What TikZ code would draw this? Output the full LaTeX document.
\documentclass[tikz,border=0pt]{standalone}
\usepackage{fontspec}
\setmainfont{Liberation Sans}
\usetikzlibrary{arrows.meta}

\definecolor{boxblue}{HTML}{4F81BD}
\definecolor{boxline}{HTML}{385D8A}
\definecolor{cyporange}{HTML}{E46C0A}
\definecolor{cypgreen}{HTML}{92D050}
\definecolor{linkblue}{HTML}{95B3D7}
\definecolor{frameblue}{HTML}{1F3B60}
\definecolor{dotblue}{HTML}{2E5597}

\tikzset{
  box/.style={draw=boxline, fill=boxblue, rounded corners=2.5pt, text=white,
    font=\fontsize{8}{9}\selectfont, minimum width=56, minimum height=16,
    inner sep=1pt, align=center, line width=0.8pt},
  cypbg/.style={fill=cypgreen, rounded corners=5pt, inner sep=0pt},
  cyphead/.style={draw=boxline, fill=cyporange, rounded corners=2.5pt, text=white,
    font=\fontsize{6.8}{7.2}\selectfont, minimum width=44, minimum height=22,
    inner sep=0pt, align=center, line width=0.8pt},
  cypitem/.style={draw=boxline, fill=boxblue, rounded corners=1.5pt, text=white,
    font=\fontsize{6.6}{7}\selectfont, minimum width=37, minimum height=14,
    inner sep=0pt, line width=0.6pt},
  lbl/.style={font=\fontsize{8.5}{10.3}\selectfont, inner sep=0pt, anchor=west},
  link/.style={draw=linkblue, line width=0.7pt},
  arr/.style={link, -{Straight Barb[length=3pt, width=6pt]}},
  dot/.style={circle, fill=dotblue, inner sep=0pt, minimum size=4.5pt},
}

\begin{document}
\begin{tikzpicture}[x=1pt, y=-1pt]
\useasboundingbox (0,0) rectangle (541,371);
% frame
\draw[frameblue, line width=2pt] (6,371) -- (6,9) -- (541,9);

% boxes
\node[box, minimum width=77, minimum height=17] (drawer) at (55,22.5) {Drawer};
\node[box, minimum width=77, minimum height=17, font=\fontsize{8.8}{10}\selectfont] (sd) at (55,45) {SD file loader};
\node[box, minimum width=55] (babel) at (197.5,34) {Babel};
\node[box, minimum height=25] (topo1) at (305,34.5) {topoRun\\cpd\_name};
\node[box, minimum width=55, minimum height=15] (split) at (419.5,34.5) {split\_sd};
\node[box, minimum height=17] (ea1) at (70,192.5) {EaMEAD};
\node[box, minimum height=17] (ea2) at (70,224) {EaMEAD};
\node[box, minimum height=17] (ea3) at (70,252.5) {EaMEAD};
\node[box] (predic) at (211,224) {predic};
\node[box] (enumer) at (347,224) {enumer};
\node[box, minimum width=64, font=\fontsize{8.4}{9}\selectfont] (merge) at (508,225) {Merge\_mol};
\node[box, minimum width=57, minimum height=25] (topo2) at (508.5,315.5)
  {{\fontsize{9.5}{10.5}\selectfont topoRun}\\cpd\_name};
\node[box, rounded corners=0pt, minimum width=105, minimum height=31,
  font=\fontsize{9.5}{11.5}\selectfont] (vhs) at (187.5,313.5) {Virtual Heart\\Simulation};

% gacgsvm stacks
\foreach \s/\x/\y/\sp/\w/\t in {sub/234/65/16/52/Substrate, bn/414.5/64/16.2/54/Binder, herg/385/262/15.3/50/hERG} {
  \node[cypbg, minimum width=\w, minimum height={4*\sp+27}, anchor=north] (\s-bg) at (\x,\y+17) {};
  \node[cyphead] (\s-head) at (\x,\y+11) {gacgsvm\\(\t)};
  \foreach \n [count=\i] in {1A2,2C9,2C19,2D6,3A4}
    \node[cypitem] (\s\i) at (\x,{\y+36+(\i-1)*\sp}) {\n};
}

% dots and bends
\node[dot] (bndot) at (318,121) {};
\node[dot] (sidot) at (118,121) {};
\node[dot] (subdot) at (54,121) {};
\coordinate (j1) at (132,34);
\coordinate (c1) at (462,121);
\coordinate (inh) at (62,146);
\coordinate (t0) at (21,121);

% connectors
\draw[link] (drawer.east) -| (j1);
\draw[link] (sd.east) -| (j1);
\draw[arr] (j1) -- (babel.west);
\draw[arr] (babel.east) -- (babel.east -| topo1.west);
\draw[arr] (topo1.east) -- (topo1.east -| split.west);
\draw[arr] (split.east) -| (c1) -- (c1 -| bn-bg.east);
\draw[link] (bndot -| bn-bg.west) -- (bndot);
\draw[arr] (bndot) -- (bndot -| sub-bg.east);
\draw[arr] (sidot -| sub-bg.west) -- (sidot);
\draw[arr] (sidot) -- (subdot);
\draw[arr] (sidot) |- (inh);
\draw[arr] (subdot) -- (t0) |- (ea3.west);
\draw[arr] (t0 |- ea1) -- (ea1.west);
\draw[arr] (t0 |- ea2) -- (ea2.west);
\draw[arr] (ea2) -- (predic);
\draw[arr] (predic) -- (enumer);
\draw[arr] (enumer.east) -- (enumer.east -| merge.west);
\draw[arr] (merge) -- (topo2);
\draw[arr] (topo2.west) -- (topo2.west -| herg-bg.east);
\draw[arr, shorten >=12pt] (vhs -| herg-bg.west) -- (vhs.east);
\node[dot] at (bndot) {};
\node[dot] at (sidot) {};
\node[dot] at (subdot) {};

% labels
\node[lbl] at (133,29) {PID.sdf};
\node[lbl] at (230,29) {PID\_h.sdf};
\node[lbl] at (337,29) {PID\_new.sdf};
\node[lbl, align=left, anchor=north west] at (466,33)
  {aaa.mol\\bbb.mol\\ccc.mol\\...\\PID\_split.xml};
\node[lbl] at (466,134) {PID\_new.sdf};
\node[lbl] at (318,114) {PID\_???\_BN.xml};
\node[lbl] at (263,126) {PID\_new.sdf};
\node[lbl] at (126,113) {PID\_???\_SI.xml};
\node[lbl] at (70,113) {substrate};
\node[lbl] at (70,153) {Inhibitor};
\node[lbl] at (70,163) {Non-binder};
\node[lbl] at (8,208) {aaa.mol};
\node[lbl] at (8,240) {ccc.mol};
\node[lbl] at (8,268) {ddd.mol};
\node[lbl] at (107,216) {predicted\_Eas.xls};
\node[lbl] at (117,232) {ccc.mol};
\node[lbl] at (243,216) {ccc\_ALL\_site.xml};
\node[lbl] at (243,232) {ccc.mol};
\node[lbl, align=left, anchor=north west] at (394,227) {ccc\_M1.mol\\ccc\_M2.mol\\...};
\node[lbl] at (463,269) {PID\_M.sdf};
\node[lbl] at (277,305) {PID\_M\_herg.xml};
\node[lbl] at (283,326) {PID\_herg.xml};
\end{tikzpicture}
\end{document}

--------------------

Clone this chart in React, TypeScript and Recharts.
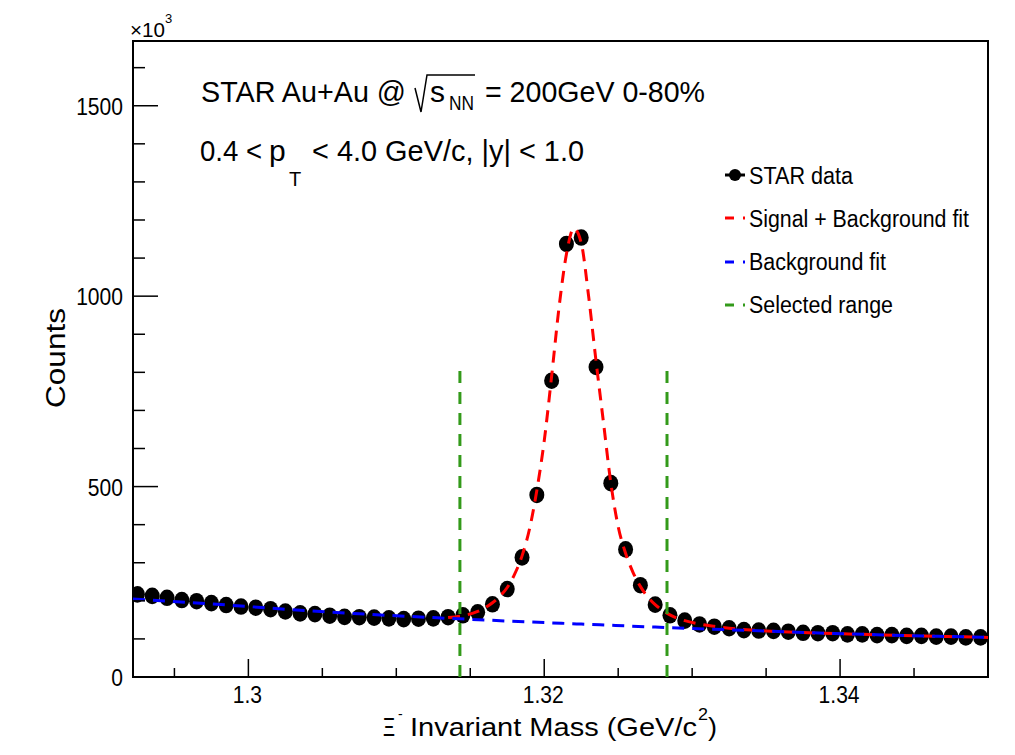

--------------------

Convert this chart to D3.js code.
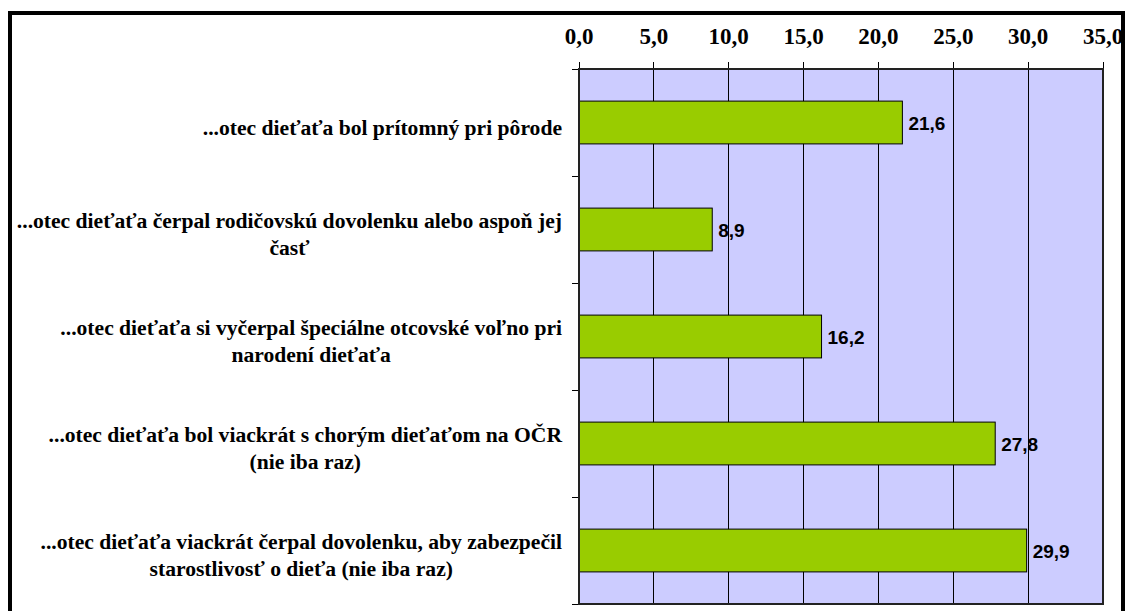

--------------------

WRITTEN INSTRUCTION: Copy every line above that includes the string "chart".

RIGHT ANSWER:
Clone this chart in React, TypeScript and Recharts.
Convert this chart to D3.js code.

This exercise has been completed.